UNFORTUNATELY, THE RECENT efforts to bring about institutional change of this kind in the corporate world are not greatly encouraging. In his important recent book, Too Big to Jail: How Prosecutors Compromise with Corporations (reviewed in this issue by Jesse Eisinger), Brandon Garrett explains how federal prosecutors have taken a procedure originally used for juvenile offenders-"deferred prosecution agreements"-and applied it to corporate crime. Under these agreements, a company pays a fine, agrees to reform its internal procedures, and accepts a monitor of its activities in order to avoid a criminal conviction. Usually, no individual executive is prosecuted, even though the same offenses might earn a long prison sentence if committed outside a big corporation. Corporations, we are told, are people-except apparently when it comes to criminal liability.
If the compliance programs were effective, the failure to prosecute individuals might be more defensible. But all too often the reforms are cosmetic, and the companies don't change. In 2002, in a case involving illegal marketing practices, the pharmaceutical company Pfizer entered into a deferred prosecution agreement-and then did so in a second case in 2004, and in a third case in 2007, and in a fourth case in 2009. No executives were ever prosecuted.
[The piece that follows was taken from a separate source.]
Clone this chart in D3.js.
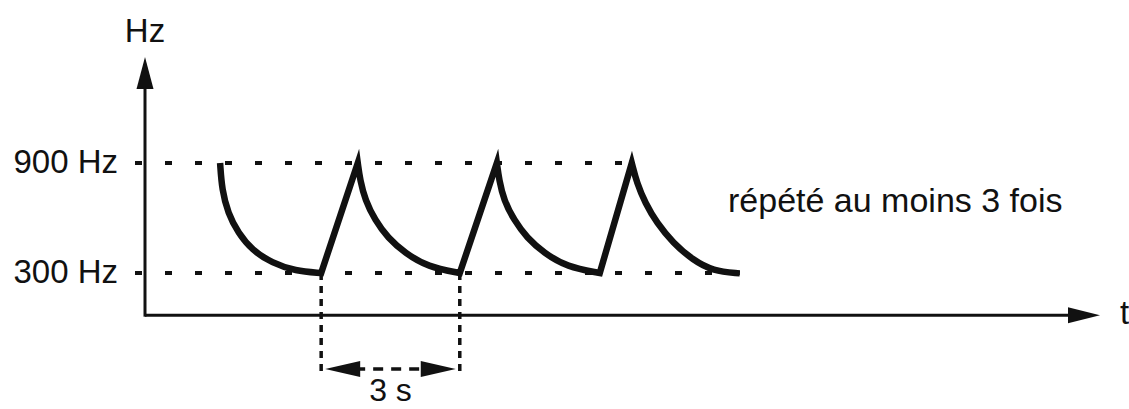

Recounting this history in The New York Review of Books, Judge Jed S. Rakoff wondered "whether the impact of sending a few guilty executives to prison for orchestrating corporate crimes might have a far greater effect than any compliance program in discouraging misconduct, at far less expense and without the unwanted collateral consequences of punishing innocent employees and shareholders." To deal with corporate recidivism, Senator Elizabeth Warren has proposed a simple two-strikes-and-you're-out rule: "No firm should be allowed to enter into a deferred prosecution or nonprosecution agreement if it is already operating under such an agreement-period."
Although some people may see this proposal as evidence of Warren's outrageous anti-corporate views, the underlying issue is nothing more than equality before the law, a principle rooted in our oldest traditions. This year, 2015, is the eight-hundredth anniversary of the Magna Carta, in which the king pledged, "We will sell to no man, we will not deny or defer to any man either Justice or Right." In a system of laws descended from that pledge, it is never too radical an idea to try to fulfill it.